**TASK REQUIREMENTS:** Transcribe the data in full and exactly, omitting any pictures.

** start SUPPLIED DATA **

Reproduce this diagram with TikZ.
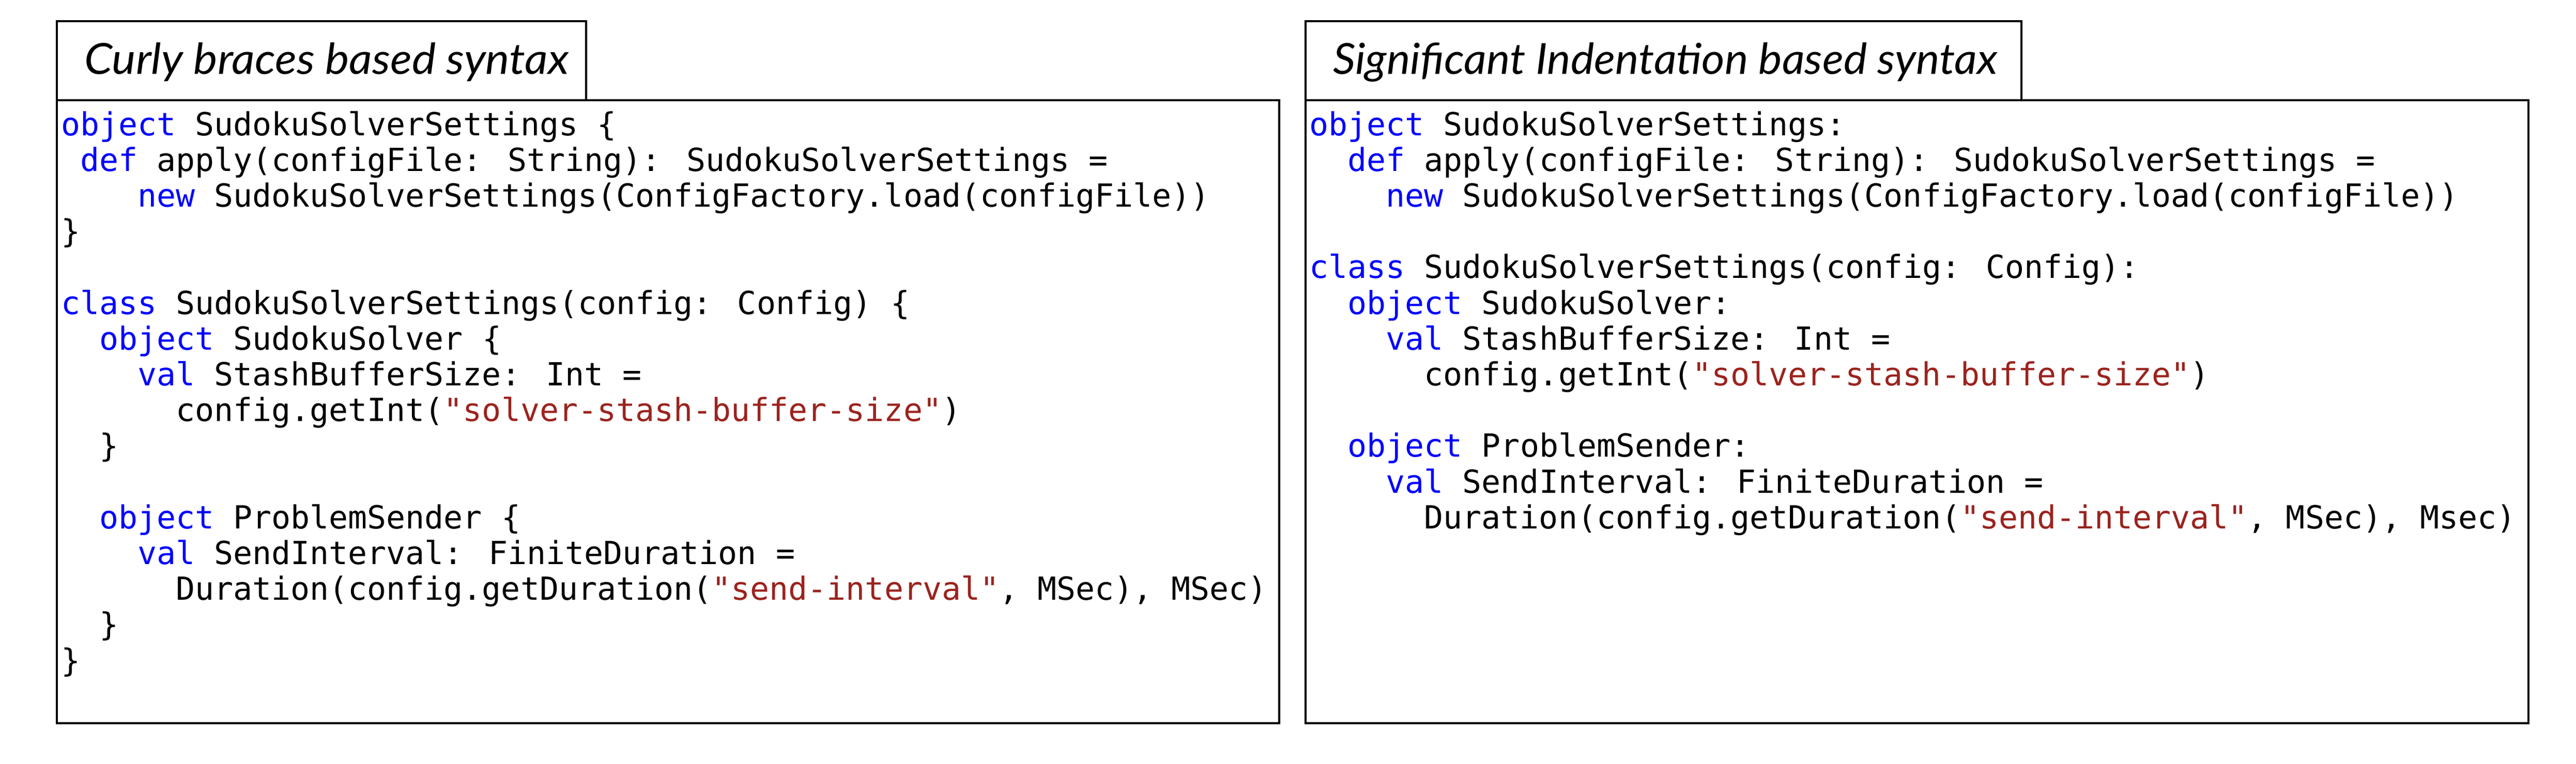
\documentclass[tikz,border=0pt]{standalone}
\usepackage{fontspec}
\usepackage{graphicx}
\newfontfamily\codefont{DejaVu Sans Mono}
\newfontfamily\titlefont{Lato}
\definecolor{kwblue}{RGB}{0,0,255}
\definecolor{strred}{RGB}{155,35,30}
\newcommand\kwd[1]{\textcolor{kwblue}{#1}}
\newcommand\strg[1]{\textcolor{strred}{#1}}
\tikzset{
  boxline/.style={draw=black, line width=0.04cm},
  codeline/.style={anchor=base west, inner sep=0pt, outer sep=0pt,
    font=\codefont\fontsize{17.5pt}{19.7pt}\selectfont},
  titletext/.style={anchor=base west, inner sep=0pt, outer sep=0pt},
}
\begin{document}
\begin{tikzpicture}[x=0.01cm,y=-0.01cm]
\useasboundingbox (0,0) rectangle (4984,1478);
\def\cw{37.03}
\def\ls{69.2}
\def\ly{262}
\def\lx{118}
\def\rx{2533.5}
% ---------- left panel ----------
\draw[boxline] (110,41) rectangle (1134,194);
\draw[boxline] (110,194) rectangle (2475,1400);
\node[titletext] (ltitle) at (163,143) {\resizebox{9.37cm}{0.61cm}{\titlefont\itshape Curly braces based syntax}};
\node[codeline] (l1)  at ({\lx+0*\cw},{\ly+0*\ls})  {\kwd{object} SudokuSolverSettings \{};
\node[codeline] (l2)  at ({\lx+1*\cw},{\ly+1*\ls})  {\kwd{def} apply(configFile: String): SudokuSolverSettings =};
\node[codeline] (l3)  at ({\lx+4*\cw},{\ly+2*\ls})  {\kwd{new} SudokuSolverSettings(ConfigFactory.load(configFile))};
\node[codeline] (l4)  at ({\lx+0*\cw},{\ly+3*\ls})  {\}};
\node[codeline] (l6)  at ({\lx+0*\cw},{\ly+5*\ls})  {\kwd{class} SudokuSolverSettings(config: Config) \{};
\node[codeline] (l7)  at ({\lx+2*\cw},{\ly+6*\ls})  {\kwd{object} SudokuSolver \{};
\node[codeline] (l8)  at ({\lx+4*\cw},{\ly+7*\ls})  {\kwd{val} StashBufferSize: Int =};
\node[codeline] (l9)  at ({\lx+6*\cw},{\ly+8*\ls})  {config.getInt(\strg{"solver-stash-buffer-size"})};
\node[codeline] (l10) at ({\lx+2*\cw},{\ly+9*\ls})  {\}};
\node[codeline] (l12) at ({\lx+2*\cw},{\ly+11*\ls}) {\kwd{object} ProblemSender \{};
\node[codeline] (l13) at ({\lx+4*\cw},{\ly+12*\ls}) {\kwd{val} SendInterval: FiniteDuration =};
\node[codeline] (l14) at ({\lx+6*\cw},{\ly+13*\ls}) {Duration(config.getDuration(\strg{"send-interval"}, MSec), MSec)};
\node[codeline] (l15) at ({\lx+2*\cw},{\ly+14*\ls}) {\}};
\node[codeline] (l16) at ({\lx+0*\cw},{\ly+15*\ls}) {\}};
% ---------- right panel ----------
\draw[boxline] (2526,41) rectangle (3911,194);
\draw[boxline] (2526,194) rectangle (4892,1400);
\node[titletext] (rtitle) at (2579,143) {\resizebox{12.85cm}{0.61cm}{\titlefont\itshape Significant Indentation based syntax}};
\node[codeline] (r1)  at ({\rx+0*\cw},{\ly+0*\ls})  {\kwd{object} SudokuSolverSettings:};
\node[codeline] (r2)  at ({\rx+2*\cw},{\ly+1*\ls})  {\kwd{def} apply(configFile: String): SudokuSolverSettings =};
\node[codeline] (r3)  at ({\rx+4*\cw},{\ly+2*\ls})  {\kwd{new} SudokuSolverSettings(ConfigFactory.load(configFile))};
\node[codeline] (r5)  at ({\rx+0*\cw},{\ly+4*\ls})  {\kwd{class} SudokuSolverSettings(config: Config):};
\node[codeline] (r6)  at ({\rx+2*\cw},{\ly+5*\ls})  {\kwd{object} SudokuSolver:};
\node[codeline] (r7)  at ({\rx+4*\cw},{\ly+6*\ls})  {\kwd{val} StashBufferSize: Int =};
\node[codeline] (r8)  at ({\rx+6*\cw},{\ly+7*\ls})  {config.getInt(\strg{"solver-stash-buffer-size"})};
\node[codeline] (r10) at ({\rx+2*\cw},{\ly+9*\ls})  {\kwd{object} ProblemSender:};
\node[codeline] (r11) at ({\rx+4*\cw},{\ly+10*\ls}) {\kwd{val} SendInterval: FiniteDuration =};
\node[codeline] (r12) at ({\rx+6*\cw},{\ly+11*\ls}) {Duration(config.getDuration(\strg{"send-interval"}, MSec), Msec)};
\end{tikzpicture}
\end{document}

** end SUPPLIED DATA **

**SOLUTION TO THIS EXERCISE:**
Reproduce this diagram with TikZ.
\documentclass[tikz,border=0pt]{standalone}
\usepackage{fontspec}
\usepackage{graphicx}
\newfontfamily\codefont{DejaVu Sans Mono}
\newfontfamily\titlefont{Lato}
\definecolor{kwblue}{RGB}{0,0,255}
\definecolor{strred}{RGB}{155,35,30}
\newcommand\kwd[1]{\textcolor{kwblue}{#1}}
\newcommand\strg[1]{\textcolor{strred}{#1}}
\tikzset{
  boxline/.style={draw=black, line width=0.04cm},
  codeline/.style={anchor=base west, inner sep=0pt, outer sep=0pt,
    font=\codefont\fontsize{17.5pt}{19.7pt}\selectfont},
  titletext/.style={anchor=base west, inner sep=0pt, outer sep=0pt},
}
\begin{document}
\begin{tikzpicture}[x=0.01cm,y=-0.01cm]
\useasboundingbox (0,0) rectangle (4984,1478);
\def\cw{37.03}
\def\ls{69.2}
\def\ly{262}
\def\lx{118}
\def\rx{2533.5}
% ---------- left panel ----------
\draw[boxline] (110,41) rectangle (1134,194);
\draw[boxline] (110,194) rectangle (2475,1400);
\node[titletext] (ltitle) at (163,143) {\resizebox{9.37cm}{0.61cm}{\titlefont\itshape Curly braces based syntax}};
\node[codeline] (l1)  at ({\lx+0*\cw},{\ly+0*\ls})  {\kwd{object} SudokuSolverSettings \{};
\node[codeline] (l2)  at ({\lx+1*\cw},{\ly+1*\ls})  {\kwd{def} apply(configFile: String): SudokuSolverSettings =};
\node[codeline] (l3)  at ({\lx+4*\cw},{\ly+2*\ls})  {\kwd{new} SudokuSolverSettings(ConfigFactory.load(configFile))};
\node[codeline] (l4)  at ({\lx+0*\cw},{\ly+3*\ls})  {\}};
\node[codeline] (l6)  at ({\lx+0*\cw},{\ly+5*\ls})  {\kwd{class} SudokuSolverSettings(config: Config) \{};
\node[codeline] (l7)  at ({\lx+2*\cw},{\ly+6*\ls})  {\kwd{object} SudokuSolver \{};
\node[codeline] (l8)  at ({\lx+4*\cw},{\ly+7*\ls})  {\kwd{val} StashBufferSize: Int =};
\node[codeline] (l9)  at ({\lx+6*\cw},{\ly+8*\ls})  {config.getInt(\strg{"solver-stash-buffer-size"})};
\node[codeline] (l10) at ({\lx+2*\cw},{\ly+9*\ls})  {\}};
\node[codeline] (l12) at ({\lx+2*\cw},{\ly+11*\ls}) {\kwd{object} ProblemSender \{};
\node[codeline] (l13) at ({\lx+4*\cw},{\ly+12*\ls}) {\kwd{val} SendInterval: FiniteDuration =};
\node[codeline] (l14) at ({\lx+6*\cw},{\ly+13*\ls}) {Duration(config.getDuration(\strg{"send-interval"}, MSec), MSec)};
\node[codeline] (l15) at ({\lx+2*\cw},{\ly+14*\ls}) {\}};
\node[codeline] (l16) at ({\lx+0*\cw},{\ly+15*\ls}) {\}};
% ---------- right panel ----------
\draw[boxline] (2526,41) rectangle (3911,194);
\draw[boxline] (2526,194) rectangle (4892,1400);
\node[titletext] (rtitle) at (2579,143) {\resizebox{12.85cm}{0.61cm}{\titlefont\itshape Significant Indentation based syntax}};
\node[codeline] (r1)  at ({\rx+0*\cw},{\ly+0*\ls})  {\kwd{object} SudokuSolverSettings:};
\node[codeline] (r2)  at ({\rx+2*\cw},{\ly+1*\ls})  {\kwd{def} apply(configFile: String): SudokuSolverSettings =};
\node[codeline] (r3)  at ({\rx+4*\cw},{\ly+2*\ls})  {\kwd{new} SudokuSolverSettings(ConfigFactory.load(configFile))};
\node[codeline] (r5)  at ({\rx+0*\cw},{\ly+4*\ls})  {\kwd{class} SudokuSolverSettings(config: Config):};
\node[codeline] (r6)  at ({\rx+2*\cw},{\ly+5*\ls})  {\kwd{object} SudokuSolver:};
\node[codeline] (r7)  at ({\rx+4*\cw},{\ly+6*\ls})  {\kwd{val} StashBufferSize: Int =};
\node[codeline] (r8)  at ({\rx+6*\cw},{\ly+7*\ls})  {config.getInt(\strg{"solver-stash-buffer-size"})};
\node[codeline] (r10) at ({\rx+2*\cw},{\ly+9*\ls})  {\kwd{object} ProblemSender:};
\node[codeline] (r11) at ({\rx+4*\cw},{\ly+10*\ls}) {\kwd{val} SendInterval: FiniteDuration =};
\node[codeline] (r12) at ({\rx+6*\cw},{\ly+11*\ls}) {Duration(config.getDuration(\strg{"send-interval"}, MSec), Msec)};
\end{tikzpicture}
\end{document}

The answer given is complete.